• Charts and diagrams as code
/---
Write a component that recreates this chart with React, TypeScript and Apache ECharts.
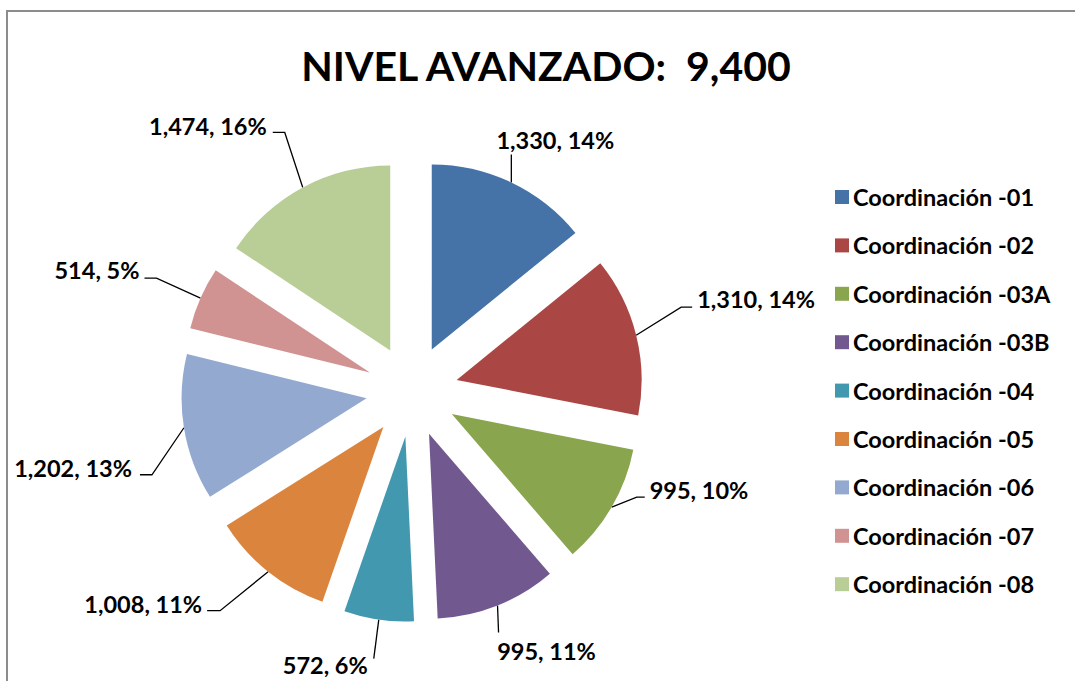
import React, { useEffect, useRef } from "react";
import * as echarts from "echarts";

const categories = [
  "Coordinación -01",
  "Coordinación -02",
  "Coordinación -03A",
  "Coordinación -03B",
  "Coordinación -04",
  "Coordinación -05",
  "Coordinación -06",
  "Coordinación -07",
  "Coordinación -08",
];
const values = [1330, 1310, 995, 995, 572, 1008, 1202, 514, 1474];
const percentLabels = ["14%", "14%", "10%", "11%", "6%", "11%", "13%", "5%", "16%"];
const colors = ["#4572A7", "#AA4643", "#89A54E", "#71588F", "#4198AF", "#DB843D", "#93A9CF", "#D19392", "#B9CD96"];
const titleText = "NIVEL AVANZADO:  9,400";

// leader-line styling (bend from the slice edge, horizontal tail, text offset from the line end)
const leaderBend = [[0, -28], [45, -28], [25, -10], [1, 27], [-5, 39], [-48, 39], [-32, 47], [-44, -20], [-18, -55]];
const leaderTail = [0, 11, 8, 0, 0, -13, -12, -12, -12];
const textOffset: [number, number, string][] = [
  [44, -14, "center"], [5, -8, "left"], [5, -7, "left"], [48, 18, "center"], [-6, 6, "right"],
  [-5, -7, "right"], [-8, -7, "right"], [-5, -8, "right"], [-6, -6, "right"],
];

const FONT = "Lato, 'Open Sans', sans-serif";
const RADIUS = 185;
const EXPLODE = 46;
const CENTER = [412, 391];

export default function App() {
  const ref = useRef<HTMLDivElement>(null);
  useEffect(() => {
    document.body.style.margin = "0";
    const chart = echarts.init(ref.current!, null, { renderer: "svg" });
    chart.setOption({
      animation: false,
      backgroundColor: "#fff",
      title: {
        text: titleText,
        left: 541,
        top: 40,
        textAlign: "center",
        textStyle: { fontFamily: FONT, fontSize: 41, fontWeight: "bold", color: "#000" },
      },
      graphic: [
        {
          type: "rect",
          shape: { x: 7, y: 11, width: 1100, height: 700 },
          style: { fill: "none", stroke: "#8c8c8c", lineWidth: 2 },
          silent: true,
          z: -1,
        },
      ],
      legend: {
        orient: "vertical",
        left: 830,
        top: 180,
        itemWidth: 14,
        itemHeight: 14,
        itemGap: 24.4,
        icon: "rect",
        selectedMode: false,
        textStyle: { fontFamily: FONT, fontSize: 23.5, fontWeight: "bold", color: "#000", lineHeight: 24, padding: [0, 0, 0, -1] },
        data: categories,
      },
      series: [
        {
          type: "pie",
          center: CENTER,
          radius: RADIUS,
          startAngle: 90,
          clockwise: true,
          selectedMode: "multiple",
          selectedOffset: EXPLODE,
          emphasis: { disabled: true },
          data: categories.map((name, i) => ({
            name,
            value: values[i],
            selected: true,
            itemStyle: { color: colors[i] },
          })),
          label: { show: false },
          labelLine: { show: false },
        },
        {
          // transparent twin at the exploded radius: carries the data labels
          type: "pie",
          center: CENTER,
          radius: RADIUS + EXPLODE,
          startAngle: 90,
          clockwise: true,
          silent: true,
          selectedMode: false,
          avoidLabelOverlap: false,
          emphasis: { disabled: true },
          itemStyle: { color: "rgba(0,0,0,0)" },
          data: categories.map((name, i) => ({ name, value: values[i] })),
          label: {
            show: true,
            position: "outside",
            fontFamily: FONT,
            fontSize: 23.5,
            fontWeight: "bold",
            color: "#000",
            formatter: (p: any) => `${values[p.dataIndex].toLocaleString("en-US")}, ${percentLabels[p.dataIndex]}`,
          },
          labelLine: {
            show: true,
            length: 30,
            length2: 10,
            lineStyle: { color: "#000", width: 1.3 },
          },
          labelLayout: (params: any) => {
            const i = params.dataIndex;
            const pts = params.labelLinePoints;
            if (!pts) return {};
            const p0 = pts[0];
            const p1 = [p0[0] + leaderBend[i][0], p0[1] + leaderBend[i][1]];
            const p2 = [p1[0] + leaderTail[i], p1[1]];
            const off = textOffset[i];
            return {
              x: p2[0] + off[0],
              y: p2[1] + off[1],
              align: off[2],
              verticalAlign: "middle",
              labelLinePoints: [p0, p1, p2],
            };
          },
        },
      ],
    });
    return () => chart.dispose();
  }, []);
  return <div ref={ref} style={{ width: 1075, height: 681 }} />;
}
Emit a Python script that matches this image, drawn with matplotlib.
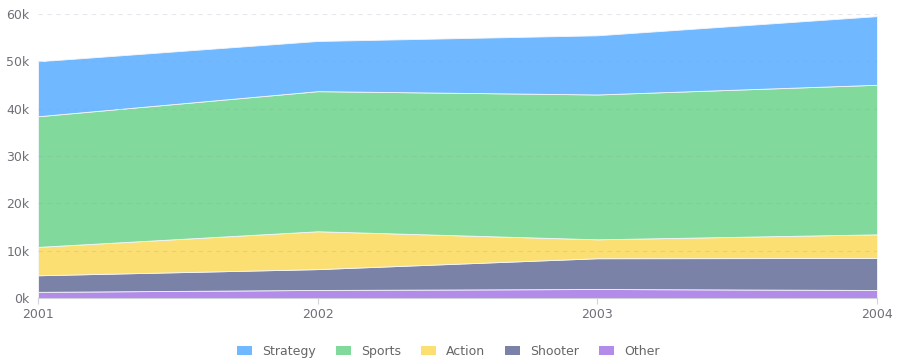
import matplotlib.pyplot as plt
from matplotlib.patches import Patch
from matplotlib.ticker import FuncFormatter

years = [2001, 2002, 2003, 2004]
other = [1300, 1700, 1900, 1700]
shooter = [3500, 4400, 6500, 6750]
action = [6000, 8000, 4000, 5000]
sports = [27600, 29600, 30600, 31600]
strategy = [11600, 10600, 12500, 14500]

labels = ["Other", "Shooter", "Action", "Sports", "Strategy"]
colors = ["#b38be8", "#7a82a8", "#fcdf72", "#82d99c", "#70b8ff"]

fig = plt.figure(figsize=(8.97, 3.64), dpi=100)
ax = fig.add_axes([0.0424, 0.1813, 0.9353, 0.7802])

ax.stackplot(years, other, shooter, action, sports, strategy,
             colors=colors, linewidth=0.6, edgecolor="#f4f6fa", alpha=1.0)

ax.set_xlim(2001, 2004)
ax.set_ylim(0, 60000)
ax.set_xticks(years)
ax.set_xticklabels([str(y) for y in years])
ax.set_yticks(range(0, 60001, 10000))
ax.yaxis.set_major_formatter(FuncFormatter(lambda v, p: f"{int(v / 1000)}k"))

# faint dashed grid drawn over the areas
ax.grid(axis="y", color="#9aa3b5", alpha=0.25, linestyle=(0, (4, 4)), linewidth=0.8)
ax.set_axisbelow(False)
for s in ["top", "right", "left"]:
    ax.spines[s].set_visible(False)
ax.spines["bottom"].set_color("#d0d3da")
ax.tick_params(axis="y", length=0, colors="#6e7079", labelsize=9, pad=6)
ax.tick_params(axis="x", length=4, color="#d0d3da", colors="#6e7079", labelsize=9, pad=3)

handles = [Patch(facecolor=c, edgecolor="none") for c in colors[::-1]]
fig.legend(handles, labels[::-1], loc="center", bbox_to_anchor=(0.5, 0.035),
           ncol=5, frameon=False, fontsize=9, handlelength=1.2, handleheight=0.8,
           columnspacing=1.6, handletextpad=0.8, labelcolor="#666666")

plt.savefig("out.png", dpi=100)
\---
• AIM
The lines from the top of the data above through the one holding "const CENTER = [412, 391];" are to be repeated exactly, and only those, with no pictures.

• FULL ANSWER
Write a component that recreates this chart with React, TypeScript and Apache ECharts.
import React, { useEffect, useRef } from "react";
import * as echarts from "echarts";

const categories = [
  "Coordinación -01",
  "Coordinación -02",
  "Coordinación -03A",
  "Coordinación -03B",
  "Coordinación -04",
  "Coordinación -05",
  "Coordinación -06",
  "Coordinación -07",
  "Coordinación -08",
];
const values = [1330, 1310, 995, 995, 572, 1008, 1202, 514, 1474];
const percentLabels = ["14%", "14%", "10%", "11%", "6%", "11%", "13%", "5%", "16%"];
const colors = ["#4572A7", "#AA4643", "#89A54E", "#71588F", "#4198AF", "#DB843D", "#93A9CF", "#D19392", "#B9CD96"];
const titleText = "NIVEL AVANZADO:  9,400";

// leader-line styling (bend from the slice edge, horizontal tail, text offset from the line end)
const leaderBend = [[0, -28], [45, -28], [25, -10], [1, 27], [-5, 39], [-48, 39], [-32, 47], [-44, -20], [-18, -55]];
const leaderTail = [0, 11, 8, 0, 0, -13, -12, -12, -12];
const textOffset: [number, number, string][] = [
  [44, -14, "center"], [5, -8, "left"], [5, -7, "left"], [48, 18, "center"], [-6, 6, "right"],
  [-5, -7, "right"], [-8, -7, "right"], [-5, -8, "right"], [-6, -6, "right"],
];

const FONT = "Lato, 'Open Sans', sans-serif";
const RADIUS = 185;
const EXPLODE = 46;
const CENTER = [412, 391];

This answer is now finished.